The resistance to damage from severe windstorms is a great attribute of Cryptomeria. This was borne out firstly by the Bola storm of some years ago and subsequent reports of localised storms since. Cryptomeria was still standing virtually undamaged while other varieties of trees suffered severe damage around it. This is an extremely important consideration when establishing shelter belts. A toppled tree can damage valuable crops, cost a lot to clean up and leave a wind funnel in your shelterbelt, which is hard to fill.
Most of the Egmont we have sold is for shelterbelt plantings, but some small timber plantations have also been planted. This brings up the subject of timber production. Cryptomeria is a native of Japan where it is the main timber-producing tree. I suggest it could be a worthy alternative to radiata. My experience of growing trees is mainly in Taranaki and when asked by customers what to grow for timber other than radiata I find it difficult to recommend anything other than Cryptomeria.
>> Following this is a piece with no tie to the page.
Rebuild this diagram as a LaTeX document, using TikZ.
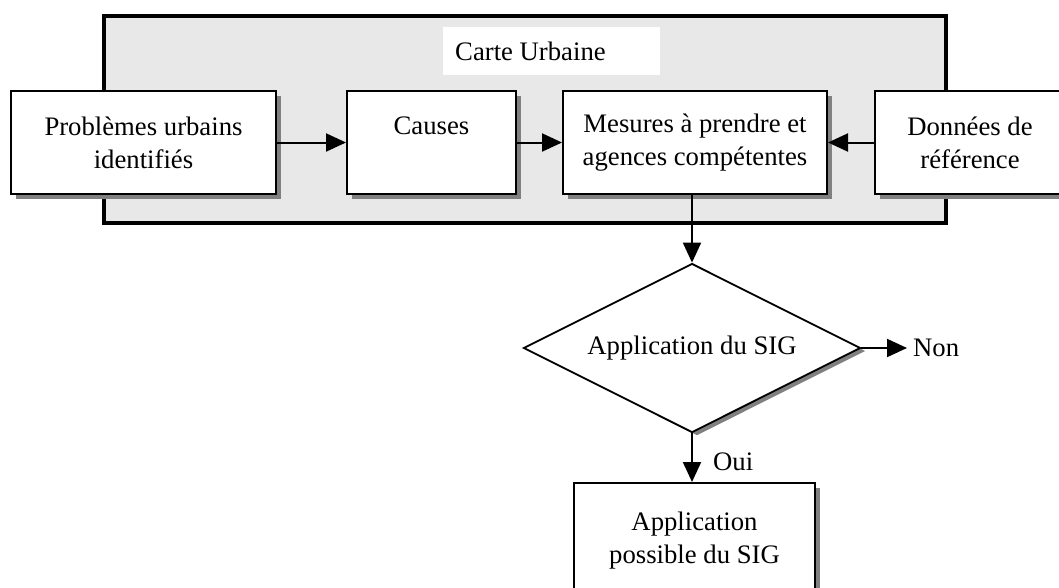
\documentclass[tikz,border=0pt]{standalone}
\usepackage{fontspec}
\setmainfont{Liberation Serif}
\usetikzlibrary{arrows.meta,shapes.geometric,shadows}
\tikzset{
  txt/.style={font=\fontsize{26.7}{33}\selectfont},
  boxshape/.style={txt, draw, line width=2pt, fill=white, align=center, inner sep=0pt,
    drop shadow={shadow xshift=5pt, shadow yshift=-5pt, fill=black!50, opacity=1}},
  arr/.style={line width=2pt, -{Triangle[length=20pt,width=18pt]}},
}
\begin{document}
\begin{tikzpicture}[x=1pt,y=-1pt]
\useasboundingbox (0,0) rectangle (1059,587);
\clip (0,0) rectangle (1059,587);
% container
\node[draw, line width=3.5pt, fill=black!9, minimum width=842pt, minimum height=207pt, inner sep=0pt] (cadre) at (525,119.5) {};
\node[fill=white, anchor=west, minimum height=48pt, minimum width=217pt, inner sep=0pt,
  label={[txt, anchor=west, inner xsep=12pt, inner ysep=0pt]west:Carte Urbaine}] (titre) at (443,51) {};
% boxes
\node[boxshape, minimum width=265pt, minimum height=103pt] (b1) at (143.5,142.5) {Problèmes urbains\\identifiés};
\node[boxshape, minimum width=169pt, minimum height=103pt] (b2) at (431.5,142.5) {Causes\\\mbox{}};
\node[boxshape, minimum width=264pt, minimum height=103pt] (b3) at (695,142.5) {Mesures à prendre et\\agences compétentes};
\node[boxshape, minimum width=190pt, minimum height=103pt] (b4) at (970,142.5) {Données de\\référence};
% decision
\node[txt, diamond, aspect=2, draw, line width=1.8pt, fill=white, minimum width=337pt, minimum height=169pt, inner sep=0pt,
  drop shadow={shadow xshift=5pt, shadow yshift=-3pt, fill=black!50, opacity=1}] (d) at (692,348) {Application du SIG};
\node[txt, anchor=west, inner xsep=6pt, inner ysep=0pt] (non) at (907,348) {Non};
\node[boxshape, minimum width=241pt, minimum height=116pt] (b5) at (694.5,541) {Application\\possible du SIG};
\node[txt, anchor=west, inner sep=0pt] (oui) at (713,462) {Oui};
% connectors
\draw[arr] (b1) -- (b2);
\draw[arr] (b2) -- (b3);
\draw[arr] (b4) -- (b3);
\draw[arr] (b3.south -| d.north) -- (d.north);
\draw[arr] (d.east) -- (non.west);
\draw[arr] (d.south) -- (d.south |- b5.north);
\end{tikzpicture}
\end{document}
Our many years of growing conifers in our nursery, have, unfortunately demonstrated to us that the incidence of cypress canker cannot be ignored. I cannot in all honesty recommend any of the cypress varieties for plantation forestry. Egmont was selected as a shelter tree and its timber quality is unknown. I understand that timber quality selections with Cryptomeria clones have been done in Japan. I believe attention in this direction could be advantageous to those interested in another option for a timber producing tree that has proved to grow well in so many locations in New Zealand.